I got a really interesting question from one of my readers (slightly paraphrased):
Is this a correct statement: QoS on a WAN router will always be on if there are packets on the wire as the line is either 100% utilized or otherwise nothing is being transmitted. Comments like “QoS will kick in when there is congestion, but there is always congestion if the link is 100% utilized on a per moment basis” are confusing.
Well, QoS is more than just queuing. First you have to classify the packets; then you can perform any combination of marking, policing, shaping, queuing and dropping.
You simply have to classify the packets into different groups if you want to perform any reasonable QoS on them. If they’re all the same, just throw them into a FIFO queue and focus on other issues your network might have. Classification rules could be hard-coded (some switches can classify frames only based on 802.1p traffic classes) or you could have a rich set of configurable rules like those supported on software-based IOS platforms.
Of course there are exceptions to every black-and-white rule. You might need to apply a single marking value (DSCP, EXP bits or 802.1p priority) to all the packets, or you might want to police or shape all traffic going over the WAN link.
Marking and policing are always active. If you apply marking on a traffic class, the marking bits are always modified. Likewise, the traffic in a policed class is always measured and different actions can be applied to conformant, excessive or violating traffic (assuming you have dual token bucket algorithm). You can find lots of details in my QoS Policing in Cisco IOS article.
Shaping combines three activities: metering the traffic (identical to policing), queuing the excess traffic and releasing the queued traffic based on token bucket algorithm. The queuing part of shaping obviously happens only if the amount of traffic exceeds the configured capacity as measured by the token bucket algorithm, which allows some short-term bursts.
You might want to read my Traffic Shaping in Cisco IOS article as well as very informative Policing versus Shaping article contributed by Jeremy @packetlife Stretch.
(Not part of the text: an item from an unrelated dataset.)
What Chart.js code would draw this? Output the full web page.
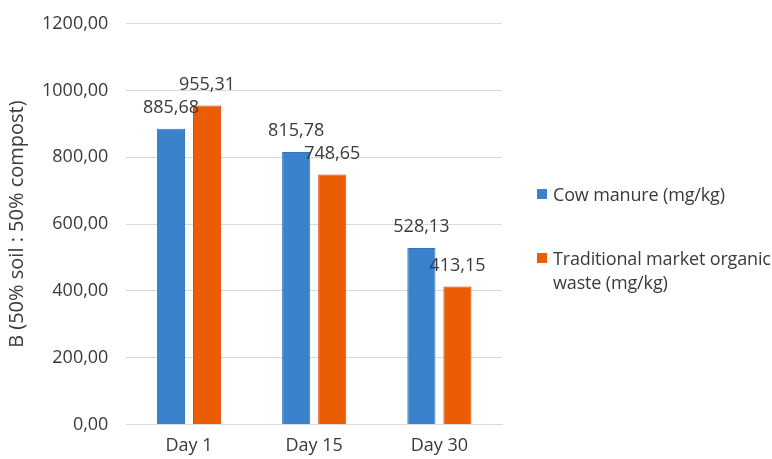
<!DOCTYPE html>
<html>
<head>
<meta charset="utf-8">
<script src="https://cdn.jsdelivr.net/npm/chart.js@4/dist/chart.umd.min.js"></script>
<style>
    body { margin: 0; background: #fff; overflow: hidden; }
    #wrap { position: relative; width: 772px; height: 459px; overflow: hidden; }
    #grafico { position: absolute; left: 0; top: -5px; }
    #legend { position: absolute; left: 537px; top: 182px; width: 240px; font-family: "Open Sans", sans-serif; font-size: 18px; letter-spacing: -0.15px; color: #3a3a3a; }
    .item { display: flex; align-items: flex-start; margin-bottom: 40px; line-height: 24px; }
    .box { width: 10px; height: 10px; margin: 7px 6px 0 0; flex: none; }
</style>
</head>
<body>
<div id="wrap">
    <canvas id="grafico" width="772" height="464"></canvas>
    <div id="legend"></div>
</div>
<script>
const categorias = ['Day 1', 'Day 15', 'Day 30'];
const vacaValores = [885.68, 815.78, 528.13];
const mercadoValores = [955.31, 748.65, 413.15];
const series = ['Cow manure (mg/kg)', 'Traditional market organic waste (mg/kg)'];
const ejeY = 'B (50% soil : 50% compost)';

const fuente = '"Open Sans", sans-serif';
const colorTexto = '#3a3a3a';
const fmt = (v) => v.toFixed(2).replace('.', ',');

// etiquetas encima de cada barra
const etiquetas = {
    id: 'etiquetas',
    afterDatasetsDraw(chart) {
        const ctx = chart.ctx;
        ctx.save();
        ctx.font = '18px ' + fuente;
        ctx.fillStyle = colorTexto;
        ctx.textAlign = 'center';
        ctx.textBaseline = 'bottom';
        chart.data.datasets.forEach((ds, i) => {
            chart.getDatasetMeta(i).data.forEach((bar, j) => {
                ctx.fillText(fmt(ds.data[j]), bar.x, bar.y - 12);
            });
        });
        ctx.restore();
    }
};

const chart = new Chart(document.getElementById('grafico'), {
    type: 'bar',
    data: {
        labels: categorias,
        datasets: [{
            label: series[0],
            data: vacaValores,
            backgroundColor: '#3A82CC',
            borderColor: '#2F76C2',
            borderWidth: 1,
            categoryPercentage: 0.576,
            barPercentage: 0.78
        }, {
            label: series[1],
            data: mercadoValores,
            backgroundColor: '#EA5D04',
            borderColor: '#E4480C',
            borderWidth: 1,
            categoryPercentage: 0.576,
            barPercentage: 0.78
        }]
    },
    options: {
        responsive: false,
        animation: false,
        layout: { padding: { left: 2, right: 270, top: 7, bottom: -9 } },
        plugins: { legend: { display: false }, tooltip: { enabled: false } },
        scales: {
            x: {
                grid: { display: false, drawTicks: false },
                border: { color: '#d9d9d9' },
                ticks: { color: colorTexto, font: { family: fuente, size: 18 }, padding: 11 }
            },
            y: {
                min: 0,
                max: 1200,
                ticks: {
                    stepSize: 200,
                    color: colorTexto,
                    font: { family: fuente, size: 18 },
                    padding: 18,
                    callback: (v) => fmt(v)
                },
                grid: { color: '#d9d9d9', drawTicks: false },
                border: { display: false },
                title: {
                    display: true,
                    text: ejeY,
                    color: colorTexto,
                    font: { family: fuente, size: 20 },
                    padding: { top: 3, bottom: -5 }
                }
            }
        }
    },
    plugins: [etiquetas]
});

const legend = document.getElementById('legend');
chart.data.datasets.forEach(ds => {
    const item = document.createElement('div');
    item.className = 'item';
    item.innerHTML = `<span class="box" style="background:${ds.backgroundColor}"></span><span>${ds.label}</span>`;
    legend.appendChild(item);
});
</script>
</body>
</html>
Also note that the Hierarchical Queuing Framework dramatically improved the Cisco IOS shaping behavior – packets are now released from the shaping queues at regular intervals, not in bucket-size bursts as before.
Dropping could happen as part of policing (see above) or as part of congestion-avoidance mechanisms like Weighted Random Early Drop (WRED). WRED starts dropping random packets (in small quantities) only when the output queue gets long enough. The default dropping threshold depends on interface type and bandwidth; usually the interface has to experience significant bursts or sustained congestion for WRED to kick in.
WRED is usually applied to individual FIFO queues, not to the whole queuing system.
Finally, there’s queuing. One would expect queuing to kick in as soon as there are at least three packets in an interface’s output queue (one being transmitted, two waiting for transmission). That might actually be the case if the platform uses hardware-based queuing. After all, if the classification, queuing and dequeuing is done in hardware, it costs you nothing if you do it all the time. Software-based platforms are usually different. They use hardware FIFO queue and resort to fancier software queuing mechanisms only when the FIFO queue grows beyond a configured length (tx-ring-limit on most routers running Cisco IOS). Yet again, you’ll find in-depth details in my Queuing Principles in Cisco IOS article. I also got a few very interesting test results.
Last piece of the QoS puzzle: link efficiency mechanisms. I don’t think I have to write too much about compression. It’s still supported on serial interfaces (HDLC or PPP) and can use several different algorithms. You can also install hardware compression modules in some older routers to enable compression over higher-speed links. TCP header compression is a special case – TCP header (40 bytes) can be minimized to ~5 bytes due to very high level of header data redundancy on a slow-speed WAN link with only a few TCP sessions. The TCP header compression works only with TCP, leaves the payload intact (so it works best for interactive sessions like Telnet or SSH) and becomes useless as the number of TCP sessions increases.
Link Fragmentation and Interleaving (LFI) is a more interesting beast. The transmission delay of maximum-MTU (1500 bytes by default) packets on low-speed links can increase the latency and jitter beyond the VoIP usability thresholds. To cope with that, the LFI mechanisms (Frame Relay Fragmentation and Multilink PPP Fragmentation and Interleaving) use ATM-like approach: packets are sliced into reasonably-sized fragments and the small high-priority packets (for example, VoIP packets) bypass the regular output queue and get inserted between fragments of larger packets. The queuing latency of a VoIP packet is thus determined by the maximum fragment size, not maximum MTU size.